**Description of the task**
Could the lines from the start of the data through the line with "plt.rcParams['mathtext.bf'] = 'Liberation" be set down exactly, with no pictures among them?
▬▬▬▬▬▬
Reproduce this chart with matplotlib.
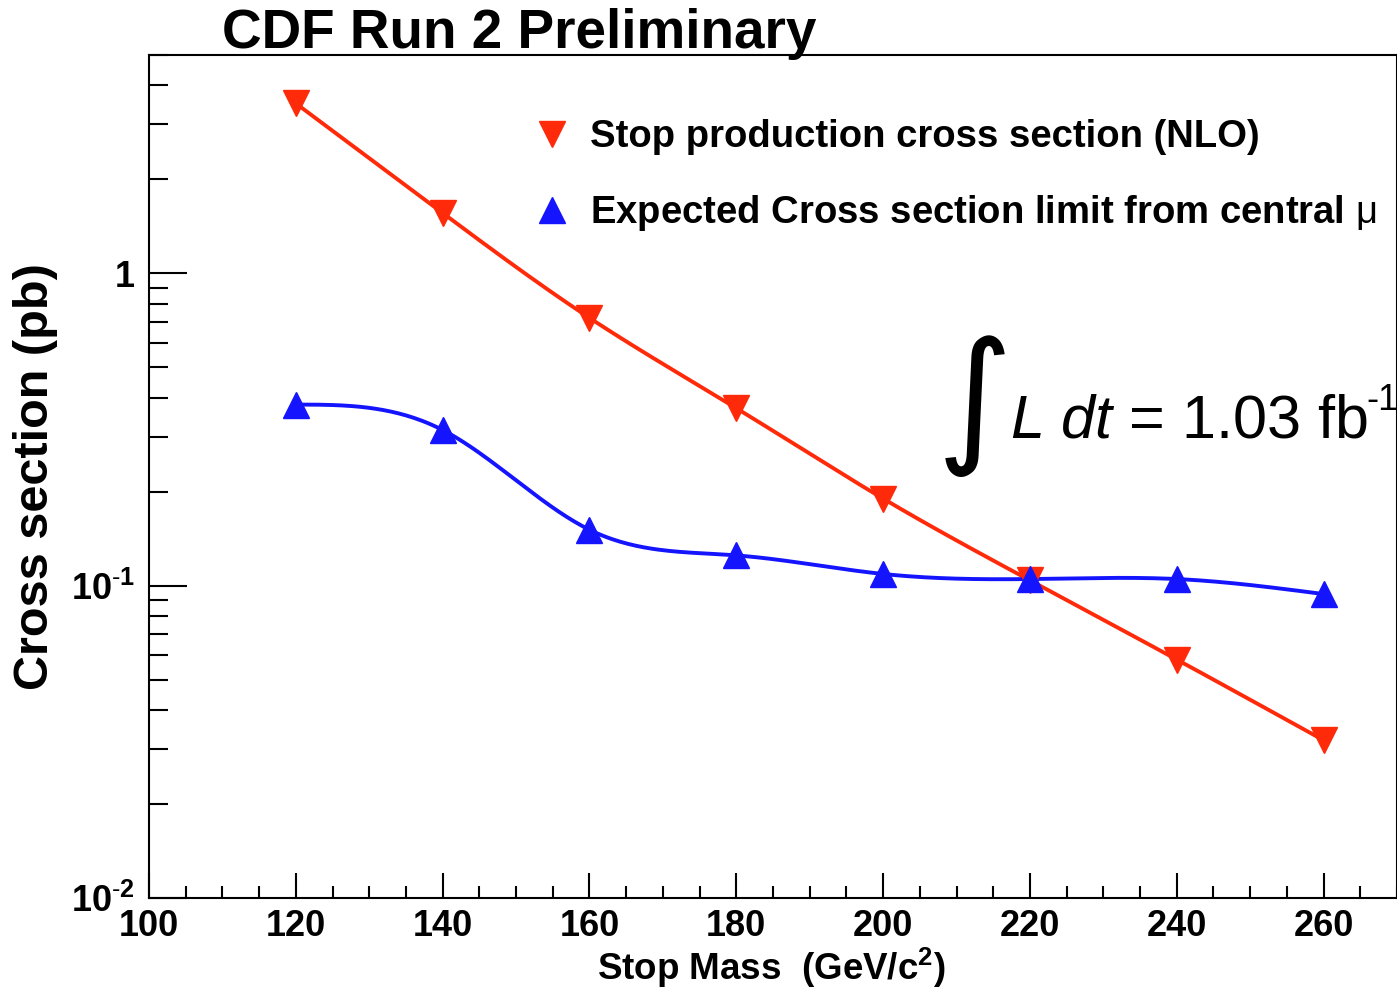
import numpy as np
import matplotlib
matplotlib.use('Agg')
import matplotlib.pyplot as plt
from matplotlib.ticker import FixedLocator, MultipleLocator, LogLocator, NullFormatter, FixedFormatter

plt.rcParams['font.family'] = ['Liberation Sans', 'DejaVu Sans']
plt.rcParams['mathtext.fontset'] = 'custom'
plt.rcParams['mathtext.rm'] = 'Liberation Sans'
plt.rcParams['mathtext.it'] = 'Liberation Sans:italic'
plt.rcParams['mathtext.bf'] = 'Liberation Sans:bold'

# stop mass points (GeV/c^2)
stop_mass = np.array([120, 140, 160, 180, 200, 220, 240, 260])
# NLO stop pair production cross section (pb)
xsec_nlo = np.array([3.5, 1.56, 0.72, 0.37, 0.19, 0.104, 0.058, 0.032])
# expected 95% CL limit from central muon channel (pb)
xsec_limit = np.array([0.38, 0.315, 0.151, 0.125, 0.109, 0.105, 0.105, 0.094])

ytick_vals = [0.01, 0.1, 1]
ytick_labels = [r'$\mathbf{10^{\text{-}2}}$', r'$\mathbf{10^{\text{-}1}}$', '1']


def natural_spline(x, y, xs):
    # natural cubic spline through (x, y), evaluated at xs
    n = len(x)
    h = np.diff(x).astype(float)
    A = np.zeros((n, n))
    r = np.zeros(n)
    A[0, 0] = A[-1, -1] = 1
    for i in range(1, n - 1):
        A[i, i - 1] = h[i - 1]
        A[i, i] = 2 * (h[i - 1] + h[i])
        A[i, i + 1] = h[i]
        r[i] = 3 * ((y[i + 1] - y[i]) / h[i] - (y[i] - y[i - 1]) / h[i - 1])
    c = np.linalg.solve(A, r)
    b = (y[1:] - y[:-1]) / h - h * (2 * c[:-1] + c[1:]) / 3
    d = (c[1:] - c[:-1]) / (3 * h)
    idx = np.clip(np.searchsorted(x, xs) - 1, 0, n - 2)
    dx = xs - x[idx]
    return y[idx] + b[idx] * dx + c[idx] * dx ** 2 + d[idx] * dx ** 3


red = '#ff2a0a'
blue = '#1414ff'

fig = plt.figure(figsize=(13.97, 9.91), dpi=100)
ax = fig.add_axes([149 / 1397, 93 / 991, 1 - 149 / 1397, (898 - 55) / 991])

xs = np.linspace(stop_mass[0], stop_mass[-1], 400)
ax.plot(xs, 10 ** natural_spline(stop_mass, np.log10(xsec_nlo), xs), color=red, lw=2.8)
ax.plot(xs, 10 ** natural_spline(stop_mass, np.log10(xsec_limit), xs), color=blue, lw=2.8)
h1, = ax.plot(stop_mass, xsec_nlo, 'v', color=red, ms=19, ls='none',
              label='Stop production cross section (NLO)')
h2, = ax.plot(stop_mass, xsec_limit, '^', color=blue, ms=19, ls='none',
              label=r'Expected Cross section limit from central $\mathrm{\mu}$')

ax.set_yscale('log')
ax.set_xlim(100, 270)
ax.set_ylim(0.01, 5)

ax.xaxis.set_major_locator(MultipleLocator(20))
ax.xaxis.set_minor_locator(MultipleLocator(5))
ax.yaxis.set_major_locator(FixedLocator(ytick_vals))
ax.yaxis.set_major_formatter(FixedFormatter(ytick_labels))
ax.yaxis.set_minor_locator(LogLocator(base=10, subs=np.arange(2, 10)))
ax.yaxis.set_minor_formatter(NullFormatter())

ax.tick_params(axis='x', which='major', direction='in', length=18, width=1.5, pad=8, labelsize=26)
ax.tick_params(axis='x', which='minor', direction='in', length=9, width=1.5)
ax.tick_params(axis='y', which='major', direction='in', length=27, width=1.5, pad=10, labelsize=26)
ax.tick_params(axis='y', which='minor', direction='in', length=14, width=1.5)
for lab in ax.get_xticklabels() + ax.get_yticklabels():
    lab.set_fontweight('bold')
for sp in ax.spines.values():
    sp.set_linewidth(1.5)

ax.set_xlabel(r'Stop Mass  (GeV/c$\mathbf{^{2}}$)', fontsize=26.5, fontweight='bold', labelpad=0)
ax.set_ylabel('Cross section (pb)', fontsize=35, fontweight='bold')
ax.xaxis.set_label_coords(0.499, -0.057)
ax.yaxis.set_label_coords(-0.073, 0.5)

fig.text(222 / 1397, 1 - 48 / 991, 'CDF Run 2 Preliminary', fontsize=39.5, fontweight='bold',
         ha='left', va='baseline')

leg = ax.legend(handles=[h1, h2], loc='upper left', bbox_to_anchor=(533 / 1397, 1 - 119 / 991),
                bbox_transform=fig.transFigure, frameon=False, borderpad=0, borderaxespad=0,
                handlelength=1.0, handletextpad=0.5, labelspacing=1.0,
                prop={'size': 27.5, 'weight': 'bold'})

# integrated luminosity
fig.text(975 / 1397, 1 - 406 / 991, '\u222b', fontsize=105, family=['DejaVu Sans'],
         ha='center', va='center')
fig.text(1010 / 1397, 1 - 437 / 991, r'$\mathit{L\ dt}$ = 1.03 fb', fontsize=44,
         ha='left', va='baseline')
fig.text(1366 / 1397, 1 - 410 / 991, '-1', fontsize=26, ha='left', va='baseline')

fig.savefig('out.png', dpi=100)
▬▬▬▬▬▬
**Result for this task**
Reproduce this chart with matplotlib.
import numpy as np
import matplotlib
matplotlib.use('Agg')
import matplotlib.pyplot as plt
from matplotlib.ticker import FixedLocator, MultipleLocator, LogLocator, NullFormatter, FixedFormatter

plt.rcParams['font.family'] = ['Liberation Sans', 'DejaVu Sans']
plt.rcParams['mathtext.fontset'] = 'custom'
plt.rcParams['mathtext.rm'] = 'Liberation Sans'
plt.rcParams['mathtext.it'] = 'Liberation Sans:italic'
plt.rcParams['mathtext.bf'] = 'Liberation Sans:bold'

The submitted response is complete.